Каково же было содержание примитивной христианской идеи?[27]
На переднем ее плане стоят эсхатологические ожидания. Иисус проповедовал близость наступления Божьего Царства и учил людей рассматривать его действия как начало этого нового царства. Тем не менее,
окончательно царство наступит лишь тогда, когда он вернется во славе среди облаков небесных, дабы вершить суд. Иисус, по всей видимости, объявил о своем скором возвращении незадолго до смерти и утешил учеников при расставании, уверив их, что незамедлительно займет надмирное положение подле Господа.

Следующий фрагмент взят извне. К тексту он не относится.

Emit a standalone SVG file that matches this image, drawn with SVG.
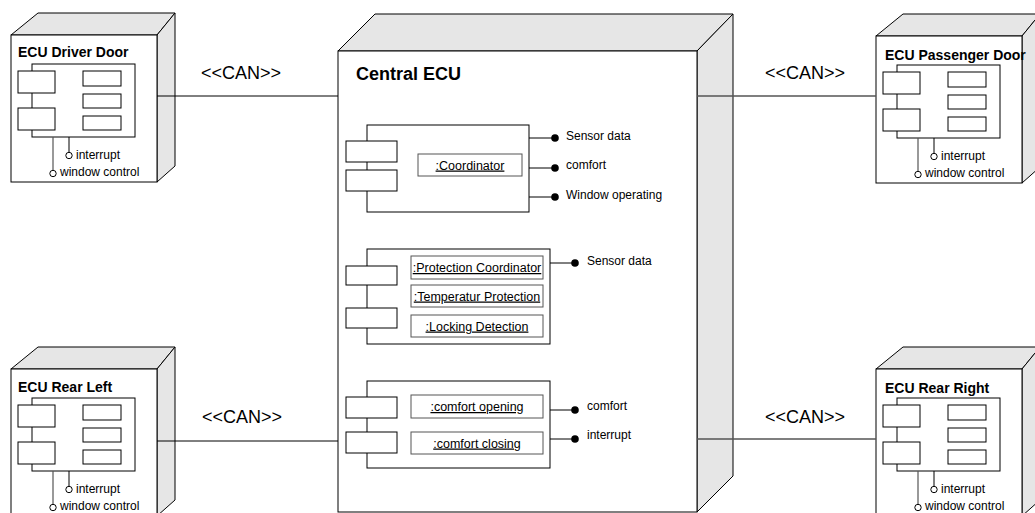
<svg xmlns="http://www.w3.org/2000/svg" xmlns:xlink="http://www.w3.org/1999/xlink" width="1035" height="513" viewBox="0 0 1035 513">
  <style>
    text { font-family: "Liberation Sans", Arial, sans-serif; fill: #000; }
    .face { fill: #e6e6e6; stroke: #000; stroke-width: 1; }
    .front { fill: #fff; stroke: #000; stroke-width: 1; }
    .box { fill: #fff; stroke: #000; stroke-width: 1; }
    .part { fill: #fff; stroke: #555; stroke-width: 1; }
    .wire { fill: none; stroke: #000; stroke-width: 1; }
    .wire2 { fill: none; stroke: #555; stroke-width: 1.2; }
    .req { fill: #fff; stroke: #000; stroke-width: 1; }
    .prov { fill: #000; stroke: none; }
    .title { font-size: 14px; font-weight: bold; }
    .big { font-size: 18px; font-weight: bold; }
    .stereo { font-size: 18px; }
    .port { font-size: 12px; }
    .lbl { font-size: 12.5px; text-anchor: middle; text-decoration: underline; }
    .link { fill: none; stroke: #000; stroke-width: 1; }
    .link2 { fill: none; stroke: #555; stroke-width: 1.3; }
  </style>
  <defs>
    <!-- door/rear ECU node body: 3D box with a component and two required interfaces -->
    <g id="ecuBody">
      <polygon class="face" points="11,35 38,13 175,13 157,35"/>
      <polygon class="face" points="157,35 175,13 175,166 157,182"/>
      <rect class="front" x="11" y="35" width="146" height="147"/>
      <rect class="box" x="32" y="64" width="103" height="73"/>
      <rect class="box" x="18" y="71" width="37" height="22"/>
      <rect class="box" x="18" y="108" width="37" height="22"/>
      <rect class="box" x="83" y="71" width="38" height="15"/>
      <rect class="box" x="83" y="94" width="38" height="14"/>
      <rect class="box" x="83" y="116" width="38" height="14"/>
      <line class="wire" x1="69" y1="137" x2="69" y2="152"/>
      <circle class="req" cx="69" cy="155.5" r="3.2"/>
      <line class="wire2" x1="53" y1="137" x2="53" y2="170"/>
      <circle class="req" cx="53" cy="173.5" r="3.2"/>
      <text class="port" x="76" y="159">interrupt</text>
      <text class="port" x="60" y="176">window control</text>
    </g>
  </defs>

  <g id="ecu-driver-door">
    <use xlink:href="#ecuBody"/>
    <text class="title" x="18" y="57">ECU Driver Door</text>
  </g>

  <g id="ecu-passenger-door" transform="translate(865,1)">
    <use xlink:href="#ecuBody"/>
    <text class="title" x="20" y="59">ECU Passenger Door</text>
  </g>

  <g id="ecu-rear-left" transform="translate(0,334)">
    <use xlink:href="#ecuBody"/>
    <text class="title" x="18" y="58">ECU Rear Left</text>
  </g>

  <g id="ecu-rear-right" transform="translate(865,334)">
    <use xlink:href="#ecuBody"/>
    <text class="title" x="20" y="59">ECU Rear Right</text>
  </g>

  <g id="central-ecu">
    <polygon class="face" points="338,51 375,14 733,14 697,51"/>
    <polygon class="face" points="697,51 733,14 733,476 697,512"/>
    <rect class="front" x="338" y="51" width="359" height="461"/>
    <text class="big" x="356" y="80">Central ECU</text>

    <!-- coordinator component -->
    <g id="coordinator">
      <rect class="box" x="367" y="125" width="162" height="87"/>
      <rect class="box" x="346" y="141" width="51" height="21"/>
      <rect class="box" x="346" y="170" width="51" height="21"/>
      <rect class="part" x="418" y="154" width="104" height="22"/>
      <text class="lbl" x="470" y="169.5">:Coordinator</text>
      <line class="wire" x1="529" y1="138" x2="555" y2="138"/>
      <circle class="prov" cx="555" cy="138" r="3.8"/>
      <line class="wire" x1="529" y1="168" x2="555" y2="168"/>
      <circle class="prov" cx="555" cy="168" r="3.8"/>
      <line class="wire" x1="529" y1="197" x2="555" y2="197"/>
      <circle class="prov" cx="555" cy="197" r="3.8"/>
      <text class="port" x="566" y="140">Sensor data</text>
      <text class="port" x="566" y="169">comfort</text>
      <text class="port" x="566" y="199">Window operating</text>
    </g>

    <!-- protection component -->
    <g id="protection">
      <rect class="box" x="367" y="249" width="183" height="95"/>
      <rect class="box" x="346" y="266" width="51" height="19"/>
      <rect class="box" x="346" y="308" width="51" height="20"/>
      <rect class="part" x="411" y="256" width="132" height="23"/>
      <rect class="part" x="411" y="285" width="132" height="22"/>
      <rect class="part" x="411" y="315" width="132" height="22"/>
      <text class="lbl" x="477" y="272">:Protection Coordinator</text>
      <text class="lbl" x="477" y="300.5">:Temperatur Protection</text>
      <text class="lbl" x="477" y="330.5">:Locking Detection</text>
      <line class="wire" x1="550" y1="263" x2="575" y2="263"/>
      <circle class="prov" cx="575" cy="263" r="3.8"/>
      <text class="port" x="587" y="265">Sensor data</text>
    </g>

    <!-- comfort component -->
    <g id="comfort">
      <rect class="box" x="367" y="381" width="183" height="87"/>
      <rect class="box" x="346" y="397" width="51" height="21"/>
      <rect class="box" x="346" y="432" width="51" height="21"/>
      <rect class="part" x="411" y="395" width="132" height="23"/>
      <rect class="part" x="411" y="432" width="132" height="22"/>
      <text class="lbl" x="477" y="411">:comfort opening</text>
      <text class="lbl" x="477" y="447.5">:comfort closing</text>
      <line class="wire" x1="550" y1="410" x2="575" y2="410"/>
      <circle class="prov" cx="575" cy="410" r="3.8"/>
      <line class="wire" x1="550" y1="439" x2="575" y2="439"/>
      <circle class="prov" cx="575" cy="439" r="3.8"/>
      <text class="port" x="587" y="410">comfort</text>
      <text class="port" x="587" y="439">interrupt</text>
    </g>
  </g>

  <!-- CAN links, drawn last so they run across the side faces of the boxes -->
  <g id="connectors">
    <line class="link" x1="157" y1="96" x2="338" y2="96"/>
    <line class="link2" x1="697" y1="96" x2="876" y2="96"/>
    <line class="link" x1="157" y1="441" x2="338" y2="441"/>
    <line class="link2" x1="697" y1="439" x2="876" y2="439"/>
    <text class="stereo" x="201" y="79">&lt;&lt;CAN&gt;&gt;</text>
    <text class="stereo" x="765" y="79">&lt;&lt;CAN&gt;&gt;</text>
    <text class="stereo" x="202" y="423">&lt;&lt;CAN&gt;&gt;</text>
    <text class="stereo" x="765" y="423">&lt;&lt;CAN&gt;&gt;</text>
  </g>
</svg>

Наставления Христа ученикам соответствующим образом окрашены предчувствием близости конца – однако точный день и час его наступления никому неведом. Вследствие этого важное место также занимает призыв к отречению от всех земных благ[28].

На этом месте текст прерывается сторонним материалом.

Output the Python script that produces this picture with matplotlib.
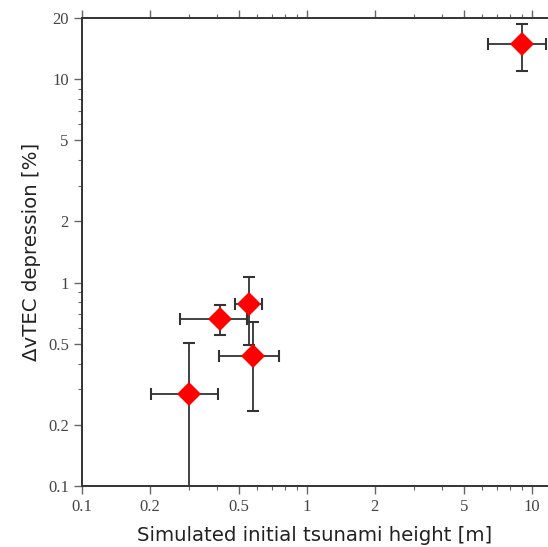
import numpy as np
import matplotlib
matplotlib.use('Agg')
import matplotlib.pyplot as plt
from matplotlib.ticker import FixedLocator, FixedFormatter, LogLocator, NullFormatter

# data: simulated tsunami height vs dTEC depression
height = np.array([0.30, 0.41, 0.555, 0.577, 9.0])
height_lo = np.array([0.202, 0.273, 0.480, 0.406, 6.37])
height_hi = np.array([0.404, 0.543, 0.630, 0.751, 11.6])
dtec = np.array([0.283, 0.66, 0.785, 0.437, 14.9])
dtec_lo = np.array([0.05, 0.552, 0.493, 0.234, 11.0])
dtec_hi = np.array([0.507, 0.776, 1.07, 0.643, 18.7])

xticks = [0.1, 0.2, 0.5, 1, 2, 5, 10]
xtick_labels = ['0.1', '0.2', '0.5', '1', '2', '5', '10']
yticks = [0.1, 0.2, 0.5, 1, 2, 5, 10, 20]
ytick_labels = ['0.1', '0.2', '0.5', '1', '2', '5', '10', '20']

fig = plt.figure(figsize=(5.48, 5.47), dpi=100)
ax = fig.add_axes([82 / 548, 61 / 547, 466 / 548, 468 / 547])

xerr = [height - height_lo, height_hi - height]
yerr = [dtec - dtec_lo, dtec_hi - dtec]
ax.errorbar(height, dtec, xerr=xerr, yerr=yerr, fmt='none',
            ecolor='#333333', elinewidth=1.3, capsize=4, capthick=1.5,
            zorder=2)
ax.plot(height, dtec, 'D', color='red', markersize=12,
        markeredgewidth=0, zorder=3)

ax.set_xscale('log')
ax.set_yscale('log')
ax.set_xlim(0.1, 11.8)
ax.set_ylim(0.1, 20)

ax.xaxis.set_major_locator(FixedLocator(xticks))
ax.xaxis.set_major_formatter(FixedFormatter(xtick_labels))
ax.yaxis.set_major_locator(FixedLocator(yticks))
ax.yaxis.set_major_formatter(FixedFormatter(ytick_labels))
ax.xaxis.set_minor_locator(LogLocator(base=10, subs=[3, 4, 6, 7, 8, 9]))
ax.yaxis.set_minor_locator(LogLocator(base=10, subs=[3, 4, 6, 7, 8, 9]))
ax.xaxis.set_minor_formatter(NullFormatter())
ax.yaxis.set_minor_formatter(NullFormatter())

ax.spines['right'].set_visible(False)
for s in ['left', 'bottom', 'top']:
    ax.spines[s].set_color('#333333')
    ax.spines[s].set_linewidth(1.4)

ax.tick_params(which='both', direction='out', color='#666666',
               top=True, right=False)
ax.tick_params(which='major', length=6, width=1)
ax.tick_params(which='minor', length=3, width=0.8)
for lab in ax.get_xticklabels() + ax.get_yticklabels():
    lab.set_family('Liberation Serif')
    lab.set_fontsize(12)
    lab.set_color('#444444')

ax.set_xlabel('Simulated initial tsunami height [m]', fontsize=14.2,
              color='#222222', labelpad=8)
ax.set_ylabel('ΔvTEC depression [%]', fontsize=14.2, color='#222222',
              labelpad=5)

fig.savefig('out.png', dpi=100)
plt.close()
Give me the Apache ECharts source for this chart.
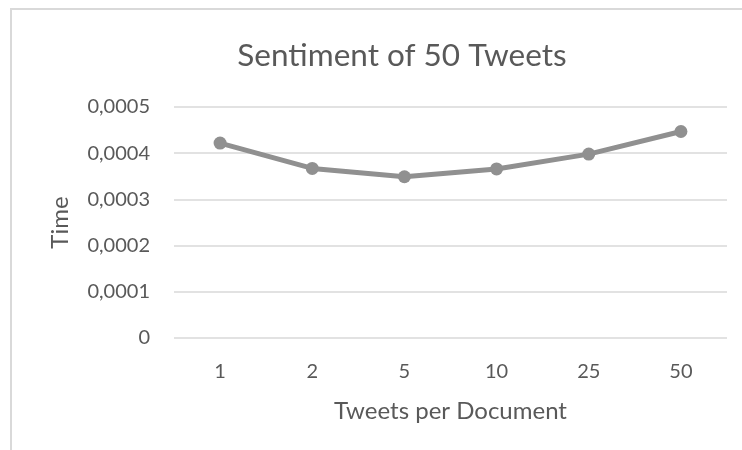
<!DOCTYPE html>
<html>
<head>
<meta charset="utf-8">
<script src="https://cdn.jsdelivr.net/npm/echarts@6/dist/echarts.min.js"></script>
<style>
  html, body { margin: 0; padding: 0; background: #fff; }
  #chart { width: 742px; height: 450px; }
</style>
</head>
<body>
<div id="chart"></div>
<script>
// Tweets per document (category axis)
const categories = ['1', '2', '5', '10', '25', '50'];
// Sentiment processing time
const timeValues = [0.000422, 0.000367, 0.000349, 0.000366, 0.000398, 0.000447];
// Value axis range
const yMin = 0;
const yMax = 0.0005;
const yStep = 0.0001;

const textColor = '#595959';
const fontFamily = 'Lato, "Open Sans", sans-serif';

const chart = echarts.init(document.getElementById('chart'), null, { renderer: 'canvas' });

chart.setOption({
  backgroundColor: '#ffffff',
  animation: false,
  title: {
    text: 'Sentiment of 50 Tweets',
    left: 397,
    textAlign: 'center',
    top: 35,
    textStyle: { color: textColor, fontFamily, fontSize: 31.5, fontWeight: 'normal' }
  },
  graphic: [
    {
      type: 'polyline',
      shape: { points: [[11, 450], [11, 9], [742, 9]] },
      style: { stroke: '#d9d9d9', lineWidth: 2, fill: null },
      silent: true
    }
  ],
  grid: { left: 174, right: 15, top: 107, bottom: 112 },
  xAxis: {
    type: 'category',
    data: categories,
    boundaryGap: true,
    name: 'Tweets per Document',
    nameLocation: 'middle',
    nameGap: 61,
    nameTextStyle: { color: textColor, fontFamily, fontSize: 24 },
    axisLine: { show: false },
    axisTick: { show: false },
    axisLabel: { color: textColor, fontFamily, fontSize: 20, margin: 24 }
  },
  yAxis: {
    type: 'value',
    min: yMin,
    max: yMax,
    interval: yStep,
    name: 'Time',
    nameLocation: 'middle',
    nameGap: 102,
    nameTextStyle: { color: textColor, fontFamily, fontSize: 24 },
    axisLine: { show: false },
    axisTick: { show: false },
    axisLabel: {
      color: textColor,
      fontFamily,
      fontSize: 20,
      margin: 24,
      formatter: v => (v === 0 ? '0' : v.toFixed(4).replace('.', ','))
    },
    splitLine: { lineStyle: { color: '#d9d9d9', width: 1.5 } }
  },
  series: [
    {
      type: 'line',
      data: timeValues,
      symbol: 'circle',
      symbolSize: 13,
      lineStyle: { color: '#909090', width: 5 },
      itemStyle: { color: '#909090' }
    }
  ]
});
</script>
</body>
</html>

Условия допуска в царство – это, прежде всего, полный переворот в образе мышления, после которого человек отвергает все удовольствия этого мира, добровольно терпит лишения и выражает готовность расстаться со всем, что имеет, ради спасения души; во-вторых, это вера и упование на милость Божию, которой Он одаривает смиренных и бедняков, и, соответственно, непоколебимая уверенность в том, что Иисус – Мессия, избранный и призванный Богом осуществить Его царство на земле. Поэтому послание адресовано беднякам, страдальцам, голодным и жаждущим праведности… тем, кто стремится к исцелению и искуплению, и оно находит их готовыми к вступлению в… Царство Божие, в то время как самодовольных, богачей и тех, кто кичится своей добродетелью, ожидают обвинения в греховности и осуждение на вечные муки[29].

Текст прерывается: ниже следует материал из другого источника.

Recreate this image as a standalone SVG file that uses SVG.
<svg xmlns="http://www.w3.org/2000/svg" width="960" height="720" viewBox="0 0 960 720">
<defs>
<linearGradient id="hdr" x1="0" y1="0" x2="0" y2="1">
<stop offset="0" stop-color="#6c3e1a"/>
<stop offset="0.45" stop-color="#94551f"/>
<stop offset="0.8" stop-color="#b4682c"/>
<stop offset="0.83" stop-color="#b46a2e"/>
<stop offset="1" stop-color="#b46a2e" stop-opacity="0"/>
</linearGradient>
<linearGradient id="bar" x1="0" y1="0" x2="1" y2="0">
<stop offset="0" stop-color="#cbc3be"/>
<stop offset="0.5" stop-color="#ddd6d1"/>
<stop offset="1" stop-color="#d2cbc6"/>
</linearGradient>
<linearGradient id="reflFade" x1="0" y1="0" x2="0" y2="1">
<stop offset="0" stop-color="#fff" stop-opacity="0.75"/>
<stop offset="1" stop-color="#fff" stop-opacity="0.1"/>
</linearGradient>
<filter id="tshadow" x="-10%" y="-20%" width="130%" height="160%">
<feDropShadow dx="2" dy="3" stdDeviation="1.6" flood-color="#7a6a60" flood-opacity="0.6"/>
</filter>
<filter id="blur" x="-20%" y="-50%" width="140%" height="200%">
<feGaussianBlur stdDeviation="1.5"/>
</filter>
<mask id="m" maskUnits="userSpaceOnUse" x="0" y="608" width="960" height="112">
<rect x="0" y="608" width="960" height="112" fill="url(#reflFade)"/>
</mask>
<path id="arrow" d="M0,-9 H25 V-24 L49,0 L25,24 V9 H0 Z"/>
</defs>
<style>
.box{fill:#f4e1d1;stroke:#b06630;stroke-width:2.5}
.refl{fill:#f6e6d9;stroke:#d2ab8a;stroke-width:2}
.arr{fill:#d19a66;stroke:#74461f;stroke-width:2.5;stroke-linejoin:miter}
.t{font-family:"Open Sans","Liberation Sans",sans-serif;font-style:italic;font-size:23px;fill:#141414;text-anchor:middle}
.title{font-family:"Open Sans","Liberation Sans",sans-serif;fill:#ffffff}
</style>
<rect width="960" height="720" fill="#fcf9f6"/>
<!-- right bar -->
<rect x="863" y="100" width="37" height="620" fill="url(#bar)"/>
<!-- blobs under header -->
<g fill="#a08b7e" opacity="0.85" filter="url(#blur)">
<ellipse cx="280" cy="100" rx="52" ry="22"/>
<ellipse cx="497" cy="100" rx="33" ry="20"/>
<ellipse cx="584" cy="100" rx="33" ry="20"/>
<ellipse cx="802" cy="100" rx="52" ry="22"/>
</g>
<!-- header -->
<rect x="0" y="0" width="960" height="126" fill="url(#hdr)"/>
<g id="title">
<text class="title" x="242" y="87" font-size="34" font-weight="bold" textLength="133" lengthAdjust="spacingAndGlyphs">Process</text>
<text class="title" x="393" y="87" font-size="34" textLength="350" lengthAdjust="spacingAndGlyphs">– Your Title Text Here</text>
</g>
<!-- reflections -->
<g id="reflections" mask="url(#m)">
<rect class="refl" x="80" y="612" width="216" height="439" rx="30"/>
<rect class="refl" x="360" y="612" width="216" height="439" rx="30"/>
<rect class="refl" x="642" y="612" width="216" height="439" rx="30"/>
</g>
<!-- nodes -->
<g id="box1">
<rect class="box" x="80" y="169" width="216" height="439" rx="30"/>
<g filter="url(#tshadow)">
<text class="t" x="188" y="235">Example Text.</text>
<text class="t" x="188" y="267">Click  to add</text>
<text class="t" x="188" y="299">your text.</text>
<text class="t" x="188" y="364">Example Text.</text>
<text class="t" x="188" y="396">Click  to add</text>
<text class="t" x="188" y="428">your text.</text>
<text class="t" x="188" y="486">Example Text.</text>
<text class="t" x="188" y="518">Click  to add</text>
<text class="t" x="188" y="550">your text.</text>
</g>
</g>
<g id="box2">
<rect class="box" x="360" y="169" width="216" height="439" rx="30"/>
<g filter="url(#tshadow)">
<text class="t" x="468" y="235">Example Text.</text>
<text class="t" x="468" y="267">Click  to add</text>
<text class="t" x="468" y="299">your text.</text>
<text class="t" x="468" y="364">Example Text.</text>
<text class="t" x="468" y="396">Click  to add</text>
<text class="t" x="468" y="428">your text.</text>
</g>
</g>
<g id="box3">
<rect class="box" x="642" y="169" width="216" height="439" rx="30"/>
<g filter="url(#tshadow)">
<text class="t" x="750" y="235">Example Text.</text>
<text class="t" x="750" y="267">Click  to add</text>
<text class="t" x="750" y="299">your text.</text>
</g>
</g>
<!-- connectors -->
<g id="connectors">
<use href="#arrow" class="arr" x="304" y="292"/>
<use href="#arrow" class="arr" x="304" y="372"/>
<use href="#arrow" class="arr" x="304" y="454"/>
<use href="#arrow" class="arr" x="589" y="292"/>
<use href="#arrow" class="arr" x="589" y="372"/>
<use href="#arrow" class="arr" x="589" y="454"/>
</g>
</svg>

Возвещение того, что Царство Небесное приблизилось (Матфей 10:7), легло в основу самых первых проповедей. Именно оно возбуждало оживленную надежду в страдающих и угнетенных массах. Люди ощущали, что все близится к концу. Они верили, что до наступления новой эпохи христианство не успеет распространиться на всех язычников. Если надежды остальных групп тех же самых угнетенных масс были направлены на то, чтобы собственными усилиями способствовать политической и социальной революции, то взгляды ранних христиан были устремлены лишь на грандиозное событие – на чудесное наступление новой эпохи. В раннехристианском учении содержалась не программа экономических или социальных реформ, а блаженное обещание недалекого будущего, в котором бедняки станут богачами, голодные насытятся, а угнетенные обретут власть[30].